GridWorld

A simple grid-based MDP. The agent starts at the top-left corner and must navigate to the bottom-right goal.

from tinyrl import GridWorld

env = GridWorld(size=5)

MDP specification

Component	Value
States	`(row, col)` positions, normalized to `[0, 1]`
Actions	`0`=up, `1`=right, `2`=down, `3`=left
Transitions	Deterministic. Moves in the chosen direction, clipped at walls
Rewards	`-1` per step, `+10` when reaching the goal
Start	`(0, 0)` — top-left
Goal	`(size-1, size-1)` — bottom-right
Horizon	50 steps max

Constructor

`GridWorld(size=5)`

Args:

size — grid dimension (creates a size x size grid).
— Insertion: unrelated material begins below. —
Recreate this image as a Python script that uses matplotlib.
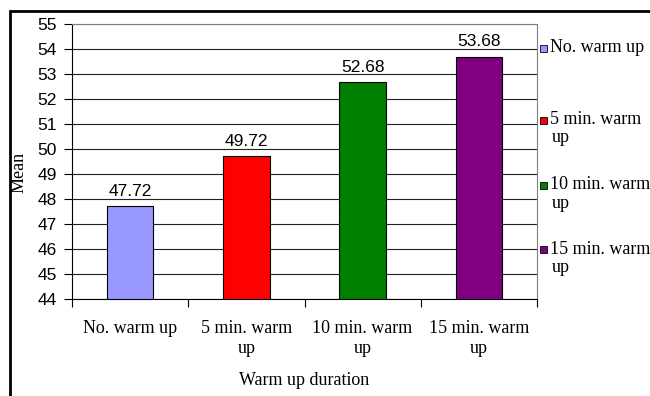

Default: 5.

Example

from tinyrl import GridWorld

env = GridWorld()
obs = env.reset()          # array([0., 0.])
obs, r, done = env.step(2) # move down -> array([0.25, 0.]), r=-1.0
obs, r, done = env.step(1) # move right -> array([0.25, 0.25]), r=-1.0

Optimal policy

The shortest path from (0,0) to (4,4) takes 8 steps (4 down + 4 right), giving a total reward of +2 (7 steps × -1 + 1 step with +10).